As luxurious and blessed the life of a Vestal Virgin was, there were equally severe consequences for not upholding their duties. If the sacred fire of Vesta was extinguished, the Vestal in charge of tending it would be beaten. The most severe penalty was reserved for Vestals who committed incestum, or breaking their religious vow of chastity. Although extremely rare, if a Vestal was charged with incestum, she was buried alive outside the walls of Rome, as to execute her without spilling her blood. She was given light and a few provisions in order to keep her alive long enough to contemplate her sins. Her lover was executed publicly in Rome. There are several stories of Vestals being accused and acquitted, or falsely charged, of incestum for political reasons. An acquittal usually followed a trial by ordeal, as in the case of the Vestal who carried water in a sieve to prove her chastity.

Another cause for scandal among the Vestals was conversion to Christianity. One of the statues in the courtyard of the House of the Vestal Virgins has had the name plate defaced.

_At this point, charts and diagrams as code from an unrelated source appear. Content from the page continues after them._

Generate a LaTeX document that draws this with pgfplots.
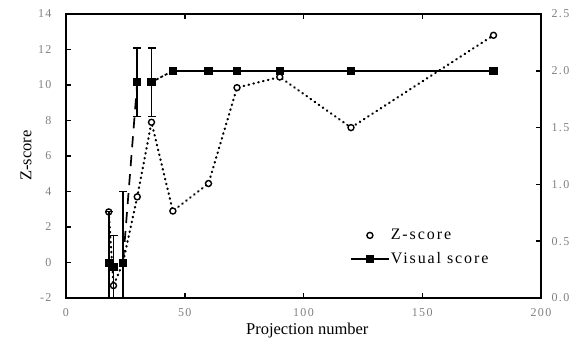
\documentclass[border=0pt]{standalone}
\usepackage{fontspec}
\setmainfont{Liberation Serif}
\newfontfamily\lsfont{Liberation Serif}[LetterSpace=12]
\newfontfamily\tkfont{Liberation Serif}[LetterSpace=12]
\usepackage{pgfplots}
\pgfplotsset{compat=1.18}
\pgfplotsset{
  zleg/.style={legend image code/.code={\draw[##1] plot[only marks] coordinates {(19pt,0pt)};}},
  vleg/.style={legend image code/.code={\draw[##1, mark repeat=2, mark phase=2] plot coordinates {(0pt,0pt)(19pt,0pt)(38pt,0pt)};}},
}
\pgfplotstableread{
x y e
18 0.31 0.45
20 0.27 0.28
24 0.31 0.63
30 1.90 0.30
}\visA
\pgfplotstableread{
x y e
36 1.90 0.30
45 2.00 0
}\visB
\pgfplotstableread{
x y
45 2.0
60 2.0
72 2.0
90 2.0
120 2.0
180 2.0
}\visC
\pgfplotstableread{
x y
18 2.85
20 -1.3
24 0
30 3.7
36 7.9
45 2.9
60 4.45
72 9.85
90 10.45
120 7.6
180 12.8
}\zscore
\begin{document}
\begin{tikzpicture}
\useasboundingbox (-66pt,-47pt) rectangle (518pt,298pt);
\pgfplotsset{
 common/.style={scale only axis, width=475pt, height=284pt, xmin=0, xmax=200,
   at={(0pt,0pt)}, anchor=south west,
   tick align=inside, major tick length=5pt,
   every tick/.style={black, line width=1.5pt},
   axis line style={line width=1.7pt},
   /pgf/number format/assume math mode=true,
   tick label style={font=\fontsize{12}{14}\tkfont, text=black!50},
 }
}
\begin{axis}[common, ymin=-2, ymax=14, ytick={-2,0,...,14}, xtick={0,50,...,200},
  xtick pos=both, xticklabel pos=lower, ytick pos=left,
  yticklabel style={xshift=-11pt},
  xticklabel style={yshift=-7pt},
  xlabel={Projection number}, ylabel={Z-score},
  label style={font=\fontsize{16.5}{18}\selectfont},
  xlabel style={at={(axis description cs:0.508,0)}, anchor=north, inner sep=0pt, yshift=-24.8pt},
  ylabel style={at={(axis description cs:-0.0722,0.502)}, anchor=south, inner sep=0pt},
]
\addplot[black, line width=2.2pt, line cap=round, dash pattern=on 0.6pt off 4.4pt,
  mark=*, mark size=3pt, mark options={solid, fill=white, draw=black, line width=1.4pt}]
  table[x=x,y=y] {\zscore};
\end{axis}
\begin{axis}[common, ymin=0, ymax=2.5, axis y line*=right, axis x line=none,
  ytick={0,0.5,...,2.5},
  yticklabel style={xshift=7pt, /pgf/number format/.cd, fixed, fixed zerofill, precision=1},
  legend style={draw=none, fill=none, at={(axis description cs:0.598,0.245)}, anchor=north west,
    inner sep=0pt, outer sep=0pt, row sep=9pt, font=\fontsize{16}{18}\lsfont, nodes={inner sep=1pt}},
  legend cell align=left,
]
\addlegendimage{black, mark=*, mark size=3pt, mark options={fill=white, line width=1.4pt}, zleg}
\addlegendentry{Z-score}
\addlegendimage{black, line width=1.7pt, mark=square*, mark size=3.3pt, vleg}
\addlegendentry{Visual score}
\addplot[forget plot, black, line width=1.7pt, dash pattern=on 11pt off 8pt, mark=square*, mark size=3.3pt,
  mark options={solid},
  error bars/.cd, y dir=both, y explicit,
  error bar style={solid, line width=1.6pt},
  error mark options={rotate=90, solid, line width=1.3pt, mark size=4pt}]
  table[x=x,y=y,y error=e] {\visA};
\addplot[forget plot, black, line width=1.7pt, dash pattern=on 3pt off 2pt, mark=square*, mark size=3.3pt,
  mark options={solid},
  error bars/.cd, y dir=both, y explicit,
  error bar style={solid, line width=1.6pt},
  error mark options={rotate=90, solid, line width=1.3pt, mark size=4pt}]
  table[x=x,y=y,y error=e] {\visB};
\addplot[forget plot, black, line width=1.7pt, mark=square*, mark size=3.3pt]
  table[x=x,y=y] {\visC};
\end{axis}
\end{tikzpicture}
\end{document}
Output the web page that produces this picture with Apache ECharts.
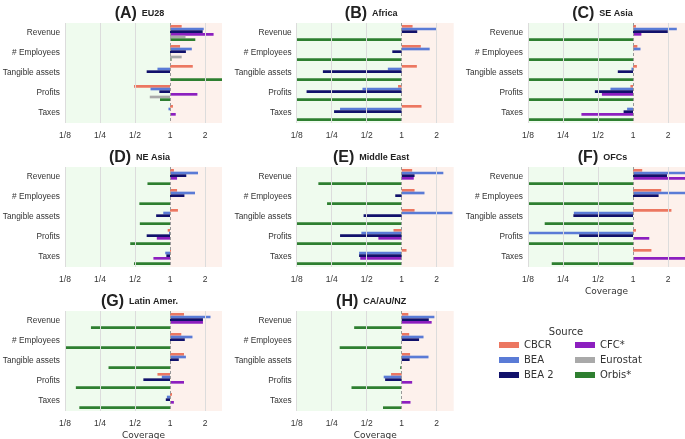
<!DOCTYPE html>
<html><head><meta charset="utf-8">
<script src="https://cdn.jsdelivr.net/npm/echarts@6/dist/echarts.min.js"></script>
<style>html,body{margin:0;padding:0;background:#fff}#c{width:685px;height:439px}</style>
</head><body><div id="c"></div>
<script>
// ---- data (coverage ratios) ----
const CATEGORIES = ['Revenue', '# Employees', 'Tangible assets', 'Profits', 'Taxes'];
const SOURCES = ['CBCR', 'BEA', 'BEA 2', 'CFC*', 'Eurostat', 'Orbis*'];
const PANEL_LETTERS = ['(A)', '(B)', '(C)', '(D)', '(E)', '(F)', '(G)', '(H)'];
const PANEL_NAMES = ['EU28', 'Africa', 'SE Asia', 'NE Asia', 'Middle East', 'OFCs', 'Latin Amer.', 'CA/AU/NZ'];
const TICK_VALUES = [1/8, 1/4, 1/2, 1, 2];
const TICK_LABELS = ['1/8', '1/4', '1/2', '1', '2'];
const AXIS_MAX = 2.8;

// rows: CBCR, BEA, BEA 2, CFC*, Eurostat, Orbis*; columns: categories
const EU28 = [
  [1.26, 1.22, 1.57, 0.49, 1.06],
  [1.95, 1.54, 0.78, 0.68, 0.97],
  [1.91, 1.37, 0.63, 0.81, null],
  [2.37, null, null, 1.72, 1.12],
  [1.36, 1.26, null, 0.67, null],
  [1.65, 1.03, 2.9, 0.82, null]
];
const AFRICA = [
  [1.24, 1.46, 1.35, 0.93, 1.48],
  [2.0, 1.74, 0.76, 0.46, 0.295],
  [1.36, 0.83, 0.21, 0.152, 0.262],
  [null, null, null, null, null],
  [null, null, null, null, null],
  [0.125, 0.125, 0.125, 0.125, 0.125]
];
const SE_ASIA = [
  [1.06, 1.09, 1.08, 0.95, null],
  [2.38, 1.16, 0.97, 0.64, 0.89],
  [1.99, null, 0.74, 0.47, 0.83],
  [1.18, null, null, 0.54, 0.36],
  [null, null, null, null, null],
  [0.125, 0.125, 0.125, 0.125, 0.125]
];
const NE_ASIA = [
  [1.08, 1.15, 1.17, 0.955, 1.02],
  [1.74, 1.64, 0.875, 0.98, 0.91],
  [1.38, 1.33, 0.76, 0.63, 0.93],
  [1.15, null, null, 0.77, 0.72],
  [null, null, null, null, null],
  [0.64, 0.545, 0.55, 0.455, 0.49]
];
const MIDDLE_EAST = [
  [1.23, 1.29, 1.29, 0.85, 1.10],
  [2.28, 1.57, 2.73, 0.45, 0.43],
  [1.29, 0.88, 0.47, 0.295, 0.43],
  [1.27, null, null, 0.63, 0.44],
  [null, null, null, null, null],
  [0.192, 0.228, 0.125, 0.125, 0.125]
];
const OFCS = [
  [1.2, 1.75, 2.14, 1.06, 1.44],
  [2.9, 2.9, 0.31, 0.125, null],
  [1.96, 1.66, 0.307, 0.344, null],
  [2.9, null, null, 1.38, 2.9],
  [null, null, null, null, null],
  [0.125, 0.125, 0.174, 0.125, 0.2]
];
const LATIN_AMER = [
  [1.32, 1.25, 1.32, 0.78, 1.04],
  [2.23, 1.56, 1.37, 0.85, 0.94],
  [1.92, 1.34, 1.19, 0.59, 0.92],
  [1.92, null, null, 1.32, 1.08],
  [null, null, null, null, null],
  [0.209, 0.125, 0.296, 0.155, 0.166]
];
const CA_AU_NZ = [
  [1.14, 1.16, 1.18, 0.81, null],
  [1.91, 1.54, 1.70, 0.70, null],
  [1.71, 1.41, 1.17, 0.72, null],
  [1.81, null, null, 1.23, 1.19],
  [null, null, null, null, null],
  [0.39, 0.293, 0.97, 0.37, 0.69]
];
const PANELS = [EU28, AFRICA, SE_ASIA, NE_ASIA, MIDDLE_EAST, OFCS, LATIN_AMER, CA_AU_NZ];

// ---- styles ----
const COLORS = ['#ec7761', '#5a7bd6', '#11116b', '#8c1fbf', '#a9a9a9', '#2e7f30'];
const COL_LEFT = [65, 296.7, 528];
const ROW_TOP = [23, 167, 311];
const PW = 157, PH = 100;
const LABEL_FONT = 'Liberation Sans, Arial, sans-serif';
const LEG_FONT = 'DejaVu Sans, sans-serif';

const L = v => Math.log2(v);
const XMIN = L(TICK_VALUES[0]), XMAX = L(AXIS_MAX);

const grid = [], xAxis = [], yAxis = [], series = [], title = [];
PANELS.forEach((panel, p) => {
  const r = Math.floor(p / 3), c = p % 3;
  grid.push({left: COL_LEFT[c], top: ROW_TOP[r], width: PW, height: PH, containLabel: false, outerBoundsMode: 'none'});
  const showName = (p >= 5);
  xAxis.push({
    type: 'value', gridIndex: p, min: XMIN, max: XMAX, interval: 1,
    splitLine: {show: false}, axisTick: {show: false},
    axisLine: {show: false},
    axisLabel: {
      fontSize: 8.5, color: '#333', fontFamily: LABEL_FONT, margin: 8,
      formatter: v => { const i = TICK_VALUES.findIndex(t => Math.abs(L(t) - v) < 1e-6); return i >= 0 ? TICK_LABELS[i] : ''; }
    },
    name: showName ? 'Coverage' : '', nameLocation: 'middle', nameGap: 20,
    nameTextStyle: {fontSize: 9, color: '#333', fontFamily: LEG_FONT}
  });
  yAxis.push({
    type: 'category', gridIndex: p, data: CATEGORIES, inverse: true,
    axisLine: {show: false}, axisTick: {show: false}, splitLine: {show: false},
    axisLabel: {fontSize: 8.3, color: '#333', fontFamily: LABEL_FONT, margin: 5}
  });
  // background shading + grid lines
  series.push({
    type: 'line', xAxisIndex: p, yAxisIndex: p, data: [], z: 0, silent: true,
    markArea: {
      silent: true,
      data: [
        [{xAxis: XMIN, itemStyle: {color: '#effbee'}}, {xAxis: 0}],
        [{xAxis: 0, itemStyle: {color: '#fdf1ec'}}, {xAxis: XMAX}]
      ]
    },
    markLine: {
      silent: true, symbol: 'none', label: {show: false},
      data: TICK_VALUES.map(t => ({
        xAxis: L(t),
        lineStyle: t === 1 ? {color: '#999', type: [3, 2], width: 1} : {color: '#dcdcdc', type: 'solid', width: 1}
      }))
    }
  });
  SOURCES.forEach((s, k) => {
    series.push({
      type: 'bar', name: s, xAxisIndex: p, yAxisIndex: p, z: 2,
      data: panel[k].map(v => v == null ? null : L(v)),
      itemStyle: {color: COLORS[k]},
      barGap: '0%', barCategoryGap: '20%', clip: true,
      animation: false
    });
  });
  title.push({
    text: '{a|' + PANEL_LETTERS[p] + '} {b|' + PANEL_NAMES[p] + '}',
    left: COL_LEFT[c] + PW / 2 - 9, top: ROW_TOP[r] - 23, textAlign: 'center',
    textStyle: {
      rich: {
        a: {fontSize: 16, fontWeight: 'bold', color: '#222', fontFamily: LABEL_FONT},
        b: {fontSize: 9, fontWeight: 'bold', color: '#222', fontFamily: LABEL_FONT}
      }
    }
  });
});
title.push({text: 'Source', left: 561, top: 322, textAlign: 'center',
  textStyle: {fontSize: 10, fontWeight: 'normal', color: '#333', fontFamily: LEG_FONT}});

const legendBase = {
  orient: 'vertical', icon: 'rect', itemWidth: 20, itemHeight: 6, itemGap: 5,
  textStyle: {fontSize: 10, color: '#333', fontFamily: LEG_FONT}, selectedMode: false
};
const option = {
  animation: false,
  grid, xAxis, yAxis, series, title,
  legend: [
    Object.assign({}, legendBase, {data: SOURCES.slice(0, 3), left: 494, top: 335}),
    Object.assign({}, legendBase, {data: SOURCES.slice(3), left: 570, top: 335})
  ]
};
const chart = echarts.init(document.getElementById('c'), null, {renderer: 'canvas'});
chart.setOption(option);
</script></body></html>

It may be that this statue represented a Vestal who reportedly denounced her religious order and converted to Christianity. The cult of Vesta existed until 394 AD, following Emperor Theodosius I's far-reaching persecution of paganism, which included further banning sacrifices and pagan festivals (he also banned the ancient Olympics in Greece, not to be resurrected until 1896), destroying temples and altars, and extinguishing the sacred fires at the Temples of Vesta.